*Data section*
===============
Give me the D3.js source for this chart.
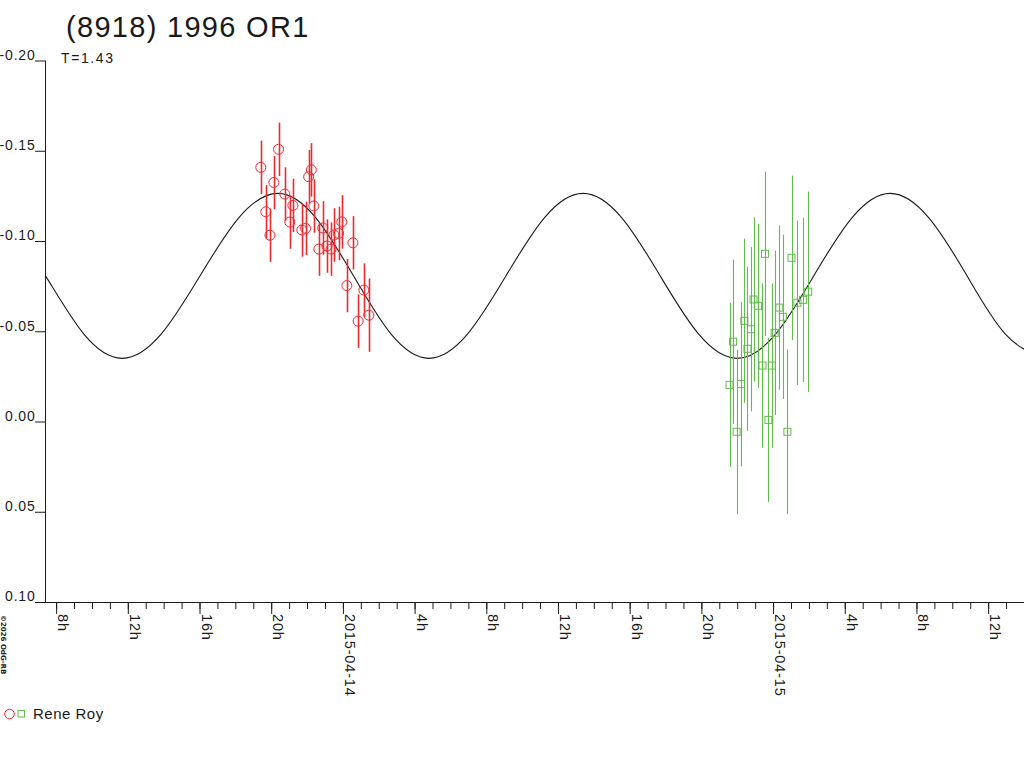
<!DOCTYPE html>
<html>
<head>
<meta charset="utf-8">
<script src="https://cdn.jsdelivr.net/npm/d3@7"></script>
<style>
  html, body { margin: 0; padding: 0; background: #fff; }
  svg { display: block; font-family: "Liberation Sans", Arial, sans-serif; }
</style>
</head>
<body>
<svg id="chart" width="1024" height="768"></svg>
<script>
// ---- data (hours from 2015-04-13 00:00 UT, relative magnitude) ----
const title = "(8918) 1996 OR1";
const subtitle = "T=1.43";
const observer = "Rene Roy";
const credit = "\u00a92026 OdG-RB";

const redHours = [19.42, 19.70, 19.93, 20.15, 20.41, 20.76, 21.04, 21.21, 21.71, 21.92,
                  22.09, 22.24, 22.38, 22.66, 22.88, 23.11, 23.34, 23.50, 23.76, 23.94,
                  24.22, 24.56, 24.85, 25.17, 25.45];
const redMags  = [-0.1408, -0.1162, -0.1032, -0.1324, -0.1508, -0.1260, -0.1105, -0.1197, -0.1061, -0.1070,
                  -0.1356, -0.1394, -0.1194, -0.0955, -0.1072, -0.0972, -0.0955, -0.1033, -0.1042, -0.1106,
                  -0.0753, -0.0990, -0.0556, -0.0728, -0.0589];
const redErrs  = [0.0148, 0.0148, 0.0148, 0.0148, 0.0148, 0.0148, 0.0148, 0.0148, 0.0148, 0.0148,
                  0.0148, 0.0148, 0.0148, 0.0148, 0.0148, 0.0148, 0.0148, 0.0148, 0.0148, 0.0148,
                  0.0148, 0.0148, 0.0148, 0.0148, 0.0203];

const greenHours = [45.57, 45.77, 45.97, 46.21, 46.40, 46.57, 46.77, 46.91, 47.16, 47.41,
                    47.55, 47.74, 47.93, 48.09, 48.35, 48.55, 48.80, 49.03, 49.36, 49.67, 49.96];
const greenMags  = [-0.0203, -0.0442, 0.0057, -0.0207, -0.0558, -0.0403, -0.0511, -0.0676, -0.0641, -0.0310,
                    -0.0929, -0.0009, -0.0310, -0.0491, -0.0631, -0.0580, 0.0057, -0.0907, -0.0658, -0.0674, -0.0719];
const greenErrs  = [0.0455, 0.0455, 0.0455, 0.0455, 0.0455, 0.0455, 0.0455, 0.0455, 0.0455, 0.0455,
                    0.0455, 0.0455, 0.0455, 0.0455, 0.0455, 0.0455, 0.0455, 0.0455, 0.0455, 0.0455, 0.0555];

// fitted light curve
const curveHours = [5.27, 7.41, 9.55, 11.69, 13.86, 16.03, 18.20, 20.37, 22.48, 24.59,
                    26.69, 28.80, 30.95, 33.10, 35.25, 37.40, 39.55, 41.70, 43.85, 46.00,
                    48.14, 50.27, 52.41, 54.54, 56.68, 58.82, 60.96, 63.10];
const curveMags  = [-0.1130, -0.0807, -0.0484, -0.0350, -0.0484, -0.0807, -0.1130, -0.1264, -0.1130, -0.0807,
                    -0.0484, -0.0350, -0.0484, -0.0807, -0.1130, -0.1264, -0.1130, -0.0807, -0.0484, -0.0350,
                    -0.0484, -0.0807, -0.1130, -0.1264, -0.1130, -0.0807, -0.0484, -0.0350];

const yTickValues = [-0.20, -0.15, -0.10, -0.05, 0.00, 0.05, 0.10];
const yTickLabels = ["-0.20", "-0.15", "-0.10", "-0.05", "0.00", "0.05", "0.10"];
const majorTickHours  = [8, 12, 16, 20, 24, 28, 32, 36, 40, 44, 48, 52, 56, 60];
const majorTickLabels = ["8h", "12h", "16h", "20h", "2015-04-14", "4h", "8h", "12h", "16h", "20h", "2015-04-15", "4h", "8h", "12h"];
const minorTickHours  = d3.range(8, 63, 1);
const timeDomain = [7.38, 62.0];
const magDomain = [-0.20, 0.10];

// ---- layout ----
const plotLeft = 45, plotRight = 1024, plotTop = 60.5, plotBottom = 602;
const svg = d3.select("#chart");
const x = d3.scaleLinear().domain(timeDomain).range([plotLeft, plotRight]);
const y = d3.scaleLinear().domain(magDomain).range([plotTop, plotBottom]);
const ink = "#1a1a1a";
const red = "#ec2a30";
const green = "#62bb4c";
const fontFam = "Liberation Sans, Arial, sans-serif";

svg.append("defs").append("clipPath").attr("id", "plotclip")
  .append("rect").attr("x", plotLeft).attr("y", plotTop - 5)
  .attr("width", plotRight - plotLeft).attr("height", plotBottom - plotTop + 5);

// title
svg.append("text").attr("x", 66).attr("y", 37).attr("font-size", 29)
  .attr("letter-spacing", 1.3).attr("fill", ink).text(title);
svg.append("text").attr("x", 61).attr("y", 63).attr("font-size", 14)
  .attr("letter-spacing", 1.6).attr("fill", ink).text(subtitle);

// y axis
const yAxis = d3.axisLeft(y).tickValues(yTickValues).tickSize(10).tickSizeOuter(0)
  .tickFormat((d, i) => yTickLabels[i]);
const gy = svg.append("g").attr("transform", `translate(${plotLeft},0)`).call(yAxis);
gy.select(".domain").attr("stroke", ink).attr("d", `M0.5,${plotTop}V${plotBottom}`);
gy.selectAll(".tick line").attr("stroke", ink).attr("x1", -10).attr("x2", 0);
gy.selectAll(".tick text").attr("font-family", fontFam).attr("font-size", 14)
  .attr("letter-spacing", 0.8)
  .attr("fill", ink).attr("x", -9.5).attr("dy", "-0.08em");

// x axis: minor ticks
const xMinor = d3.axisBottom(x).tickValues(minorTickHours).tickSize(7).tickSizeOuter(0).tickFormat("");
const gxm = svg.append("g").attr("transform", `translate(0,${plotBottom})`).call(xMinor);
gxm.select(".domain").attr("stroke", ink).attr("d", `M${plotLeft},0.5H${plotRight}`);
gxm.selectAll(".tick line").attr("stroke", ink);

// x axis: major ticks + rotated labels
const xMajor = d3.axisBottom(x).tickValues(majorTickHours).tickSize(12).tickSizeOuter(0)
  .tickFormat((d, i) => majorTickLabels[i]);
const gx = svg.append("g").attr("transform", `translate(0,${plotBottom})`).call(xMajor);
gx.select(".domain").remove();
gx.selectAll(".tick line").attr("stroke", ink);
gx.selectAll(".tick text")
  .attr("font-family", fontFam).attr("font-size", 14.5).attr("fill", ink)
  .attr("letter-spacing", 0.85)
  .attr("x", 0).attr("y", 0).attr("dy", null)
  .attr("text-anchor", "start")
  .attr("transform", "translate(1.5,12) rotate(90)");

// fitted curve
const line = d3.line().x((d, i) => x(curveHours[i])).y((d, i) => y(curveMags[i])).curve(d3.curveNatural);
svg.append("path").datum(curveHours).attr("clip-path", "url(#plotclip)")
  .attr("d", line).attr("fill", "none").attr("stroke", ink).attr("stroke-width", 1.1);

// red series
const gRed = svg.append("g");
gRed.selectAll("line").data(redHours).join("line")
  .attr("x1", d => Math.round(x(d)) + 0.5).attr("x2", d => Math.round(x(d)) + 0.5)
  .attr("y1", (d, i) => y(redMags[i] - redErrs[i])).attr("y2", (d, i) => y(redMags[i] + redErrs[i]))
  .attr("stroke", red).attr("stroke-width", 1.6);
gRed.selectAll("circle").data(redHours).join("circle")
  .attr("cx", d => x(d)).attr("cy", (d, i) => y(redMags[i])).attr("r", 5)
  .attr("fill", "none").attr("stroke", red).attr("stroke-width", 1);

// green series
const gGreen = svg.append("g");
gGreen.selectAll("line").data(greenHours).join("line")
  .attr("x1", d => Math.round(x(d)) + 0.5).attr("x2", d => Math.round(x(d)) + 0.5)
  .attr("y1", (d, i) => y(greenMags[i] - greenErrs[i])).attr("y2", (d, i) => y(greenMags[i] + greenErrs[i]))
  .attr("stroke", green).attr("stroke-width", 1.1);
gGreen.selectAll("rect").data(greenHours).join("rect")
  .attr("x", d => x(d) - 3.5).attr("y", (d, i) => y(greenMags[i]) - 3.5)
  .attr("width", 7).attr("height", 7)
  .attr("fill", "none").attr("stroke", green).attr("stroke-width", 1);

// legend
svg.append("circle").attr("cx", 9.5).attr("cy", 714).attr("r", 4.8)
  .attr("fill", "none").attr("stroke", red).attr("stroke-width", 1);
svg.append("rect").attr("x", 18).attr("y", 710.5).attr("width", 6.5).attr("height", 6.5)
  .attr("fill", "none").attr("stroke", green).attr("stroke-width", 1);
svg.append("text").attr("x", 33).attr("y", 718.5).attr("font-size", 15)
  .attr("letter-spacing", 0.5).attr("fill", ink).text(observer);

// credit
svg.append("text").attr("transform", "translate(1,615) rotate(90)")
  .attr("font-family", "DejaVu Sans, sans-serif")
  .attr("font-size", 7).attr("font-weight", "bold").attr("fill", ink).text(credit);
</script>
</body>
</html>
===============
Look for the word "chart" and return every line where it occurs.

*Exercise output*
Give me the D3.js source for this chart.
<svg id="chart" width="1024" height="768"></svg>
const svg = d3.select("#chart");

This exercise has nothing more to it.